Двадцать лет назад, 15 декабря 1977 года, не стало Александра Галича.
Дочь поэта Алена Галич рассказывает об отце

Те, кого мы любили

Алена

— Алена Александровна, вам удалось восстановить хронологию последнего дня жизни вашего отца?
— Да, удалось. Но только после того, как я смогла выехать в Париж, спустя 13 лет после его гибели, в 1991 году.

— А почему так долго вас не выпускали?
— Не было оснований для поездки — официально звучит так. Потому что только в 1990 году я получила справку о папиной смерти.

— И вы провели в Париже свое расследование?
— Да. Папа записал последнюю передачу и вышел со «Свободы» вместе с Андреем Донатовичем Синявским, зашли в магазин выбрать антенну к его «Грюндику», чтобы слушать короткие волны. После того как купили антенну, папа пришел домой, принял ванну... Это было где-то около 16.00. А Ангелина Николаевна, жена, в это время выходила за сигаретами. Последние его слова ей: «Придешь, услышишь необыкновенную музыку». Она пришла и увидела папу лежащим на полу с обугленной полосой на руке и зажатой в кулаке антенной.

— Несчастный случай. Вы с этим не согласны?
— Официально — да, он неправильно подключил в сеть антенну, и от удара тока не выдержало сердце. Версии были разные — кто-то считал, его «убрало» КГБ, кто-то — ЦРУ. Я не свидетель, только констатирую то, что удалось выяснить. Он умер от удара электрического тока. Казалось, что все так и есть. Проводилось расследование, но его скоро закрыли с согласия Ангелины Николаевны. Если бы она не согласилась с версией о несчастном случае, то, как я предполагаю, она лишилась бы поддержки со стороны «Свободы». А так получалось — смерть от несчастного случая на рабочем месте.

— Алена Александровна, а вы помните, каким был для вас день смерти вашего отца, что вы в это время делали?
— Странное стечение обстоятельств. Тогда я работала в театре во Владикавказе. И около 16.00 мне стало ни с того ни с сего плохо с сердцем, вызвали «скорую», меня увезли в больницу. Через два дня из ординаторской я позвонила бабушке в Москву и узнала, что папы не стало. Видимо, есть какая-то связь между родными людьми...

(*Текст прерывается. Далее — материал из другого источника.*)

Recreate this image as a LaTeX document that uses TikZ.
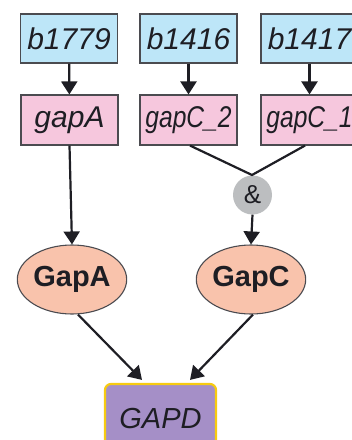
\documentclass[tikz,border=0pt]{standalone}
\usepackage{fontspec}
\setmainfont{Liberation Sans}
\usetikzlibrary{arrows.meta,shapes.geometric,calc}
\definecolor{genebox}{HTML}{BDE6F8}
\definecolor{rnabox}{HTML}{F6C7DD}
\definecolor{protfill}{HTML}{F9C3AC}
\definecolor{andfill}{HTML}{BCBEC0}
\definecolor{cplxfill}{HTML}{A58FC7}
\definecolor{cplxline}{HTML}{F7CB10}
\definecolor{ink}{HTML}{1E1E24}
\tikzset{
  genenode/.style={draw=ink!80,line width=1.1pt,fill=genebox,minimum width=97pt,minimum height=49pt,inner sep=0pt,font=\fontsize{30}{30}\selectfont\itshape,text=ink},
  rnanode/.style={draw=ink!80,line width=1.1pt,fill=rnabox,minimum width=97pt,minimum height=50pt,inner sep=0pt,font=\fontsize{30}{30}\selectfont\itshape,text=ink},
  protnode/.style={ellipse,draw=ink!80,line width=1.1pt,fill=protfill,minimum width=94pt,minimum height=69pt,inner sep=0pt,font=\fontsize{29}{29}\selectfont\bfseries,text=ink},
  andnode/.style={circle,fill=andfill,minimum size=39pt,inner sep=0pt,font=\fontsize{26}{26}\selectfont,text=ink},
  cplxnode/.style={draw=cplxline,line width=2.2pt,fill=cplxfill,rounded corners=6pt,minimum width=111pt,minimum height=70pt,inner sep=0pt,font=\fontsize{29}{29}\selectfont\itshape,text=ink},
  arr/.style={draw=ink,line width=2.2pt,-{Triangle[width=16pt,length=13pt]}},
  ln/.style={draw=ink,line width=2.2pt}
}
\begin{document}
\begin{tikzpicture}[x=1pt,y=-1pt]
\useasboundingbox (0,0) rectangle (352,440);
\clip (0,0) rectangle (352,440);
\node[genenode] (g1) at (69,38.5) {b1779};
\node[genenode] (g2) at (188.5,38.5) {b1416};
\node[genenode] (g3) at (309.5,38.5) {b1417};
\node[rnanode] (r1) at (69.5,120) {gapA};
\node[rnanode] (r2) at (188.5,120) {\scalebox{0.82}[1]{gapC\_2}};
\node[rnanode] (r3) at (309.5,120) {\scalebox{0.82}[1]{gapC\_1}};
\node[andnode] (and) at (252.5,195) {\&};
\node[protnode] (p1) at (72,279.5) {GapA};
\node[protnode] (p2) at (251,279.5) {GapC};
\node[cplxnode] (c) at (160.5,419) {GAPD};
\coordinate (andtop) at (252,175);
\draw[arr] (g1) -- (r1);
\draw[arr] (g2) -- (r2);
\draw[arr] (g3) -- (r3);
\draw[arr] (r1.south) -- (p1.north);
\draw[ln] ($(r2.south)+(1.5,0)$) -- (andtop) -- ($(r3.south)+(-4.5,0)$);
\draw[arr] (and.south) -- (p2.north);
\draw[arr] ($(p1.south)+(6,0)$) -- ($(c.north)+(-18.5,-3)$);
\draw[arr] ($(p2.south)+(2,0)$) -- ($(c.north)+(29.5,-3)$);
\end{tikzpicture}
\end{document}
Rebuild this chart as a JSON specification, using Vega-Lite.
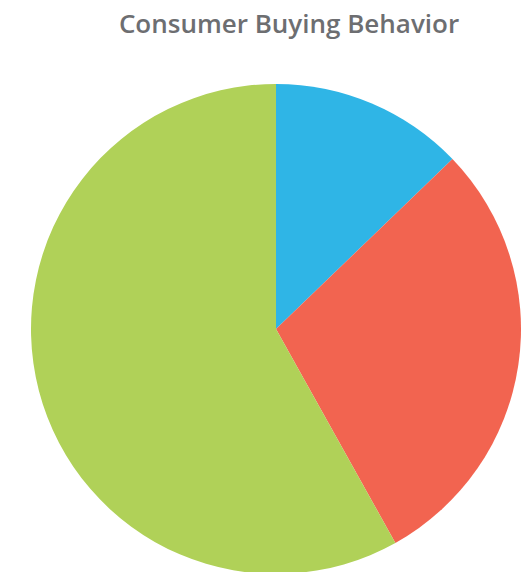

— Ангелина Николаевна пережила вашего отца лет на десять?
— Девять. Она погибла через девять лет при очень странных обстоятельствах. Якобы не затушила сигарету, которая упала на одеяло, одеяло тлело, и от удушья она погибла. Меня это навело на мысль, что это очень удобно устроенная смерть — ничего не сгорело, а просто все ценности из дома вынесли.

— Что представляло ценность в этом доме?
— Только одно — папин архив. Он исчез.

— Сколько лет ваши родители прожили вместе?
— Три с половиной года. И еще два года пытались разобраться в своих отношениях. В общем, пять лет. Потом мама уехала в Иркутск. Когда она приехала и узнала о существовании Ангелины, то первой заговорила о разводе. Папа ей сказал: «Всякое бывает, но ради Алены мы должны остаться вместе». Мама не согласилась.

— Она действительно не могла с этим смириться?
— Просто у мамы и у Ангелины очень разные характеры. Мама всегда говорила, что она актриса, ей хочется играть. А папой надо было заниматься. Ангелина, окончив сценарный факультет ВГИКа, все забросила ради отца и занималась только его делами. Папа — совершенно творческий человек — не умел договариваться, выбивать, куда-то ходить... Но самое удивительное, что и мама и папа нашли двух людей, которые их поддерживали и тащили чисто в житейском плане.

С дочерью Аленой

— По свидетельству очевидцев, Александр Аркадьевич был человек весьма увлекающийся.
— Точно. В романе с женщиной для него был важен не результат, а процесс.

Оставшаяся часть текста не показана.